Infrared-to-text: This type of generative AI takes infrared as input and produces text as output. For example, an infrared-to-text converter can take an infrared image or video as input and generate text that extracts the thermal information from the image or video as output. An infrared-to-text classifier can take an infrared image or video as input and generate text that labels or categorizes the objects or events based on their thermal signatures as output.
Text-to-infrared: This type of generative AI takes text as input and produces infrared as output. For example, a text-to-infrared generator can take a textual description of an object or event with thermal information as input and generate an infrared image or video that matches the description as output.

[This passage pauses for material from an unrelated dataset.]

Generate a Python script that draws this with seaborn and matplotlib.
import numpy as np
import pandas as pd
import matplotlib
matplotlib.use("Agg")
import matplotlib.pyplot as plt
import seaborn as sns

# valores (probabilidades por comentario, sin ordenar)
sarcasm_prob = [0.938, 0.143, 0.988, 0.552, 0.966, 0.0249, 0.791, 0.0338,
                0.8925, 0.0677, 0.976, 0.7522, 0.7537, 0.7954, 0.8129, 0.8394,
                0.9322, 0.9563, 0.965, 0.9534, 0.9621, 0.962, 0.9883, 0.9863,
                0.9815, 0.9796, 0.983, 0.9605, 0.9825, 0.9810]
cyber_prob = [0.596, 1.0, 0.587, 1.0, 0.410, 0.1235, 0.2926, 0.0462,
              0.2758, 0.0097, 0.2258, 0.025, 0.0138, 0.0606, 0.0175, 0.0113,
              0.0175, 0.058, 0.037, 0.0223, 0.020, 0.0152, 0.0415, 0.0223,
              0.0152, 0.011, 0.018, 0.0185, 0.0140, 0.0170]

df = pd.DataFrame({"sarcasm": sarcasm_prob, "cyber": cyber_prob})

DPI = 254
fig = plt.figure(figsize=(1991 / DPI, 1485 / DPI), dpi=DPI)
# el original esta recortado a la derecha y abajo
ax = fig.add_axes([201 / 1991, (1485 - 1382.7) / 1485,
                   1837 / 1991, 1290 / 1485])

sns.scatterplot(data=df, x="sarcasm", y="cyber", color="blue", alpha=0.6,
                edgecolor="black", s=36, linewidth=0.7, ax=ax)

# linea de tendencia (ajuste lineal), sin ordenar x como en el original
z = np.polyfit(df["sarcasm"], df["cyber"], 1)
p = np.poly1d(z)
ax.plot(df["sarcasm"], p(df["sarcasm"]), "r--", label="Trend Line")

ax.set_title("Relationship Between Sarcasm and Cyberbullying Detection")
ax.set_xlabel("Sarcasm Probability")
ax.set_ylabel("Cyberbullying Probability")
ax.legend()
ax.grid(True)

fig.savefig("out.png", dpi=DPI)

A text-to-infrared art system can take a creative or abstract text prompt with thermal information as input and generate an infrared image or video that reflects the prompt as output.
Smell/Odor-to-text: This type of generative AI takes smells as an input and produces a text output describing the smell. Input Modality (Smell):The AI would have a mechanism, potentially in the form of advanced sensors, to detect and analyze specific odors or volatile organic compounds (VOCs) in the environment. Processing:After detecting the smell, the AI would interpret or classify it based on its training data. Output Modality (Text):GenAI would then generate a textual description or classification of the detected smell. This could range from simple descriptors like "rotten eggs" or "pine" to more complex descriptions detailing the potential sources or components of the smell.
Applications:
Healthcare: Detecting diseases or infections based on body odor or breath, then providing a textual diagnosis or alert.
Environmental Monitoring: Detecting pollutants or hazardous chemicals in the air and informing through textual alerts.
Food Industry: Analyzing the freshness or quality of food items based on smell and providing textual feedback.
Perfume and Fragrance Industry: Describing complex fragrances in text based on their olfactory profile.
Safety and Security: Detecting prohibited or dangerous substances at checkpoints and generating textual alerts.
Text-to-smell/odor: This type of generative AI takes text as an input and produces an output from a dedicated hardware device.
Input Modality (Text):
GenAI receives textual input that describes a particular smell or set of smells. The description could range from simple terms like "vanilla" or "wet grass" to more complex descriptions or combinations.
Processing:
GenAI interprets the textual description to identify the required olfactory components. It would then determine the specific chemicals or combinations thereof needed to reproduce the described smell.
Output Modality (Smell):
Using a mechanism, possibly a device equipped with cartridges of various scent compounds, the AI would release the appropriate chemicals in the specified proportions to generate the described smell. The mechanism would act like a printer, but instead of colors, it would mix and release scents.
Applications:
Entertainment: Enhancing virtual reality (VR) or augmented reality (AR) experiences with scent based on textual cues from the content.
Retail: Allowing customers to "sample" perfumes, candles, or other scented products by inputting textual descriptions.
Education: Teaching about different environments or historical periods by recreating their scents based on textual descriptions.
Therapy: Using specific scents to trigger memories or emotions in therapeutic settings based on textual inputs.
Culinary Arts: Allowing chefs or food developers to experiment with aroma profiles by inputting desired scent descriptions.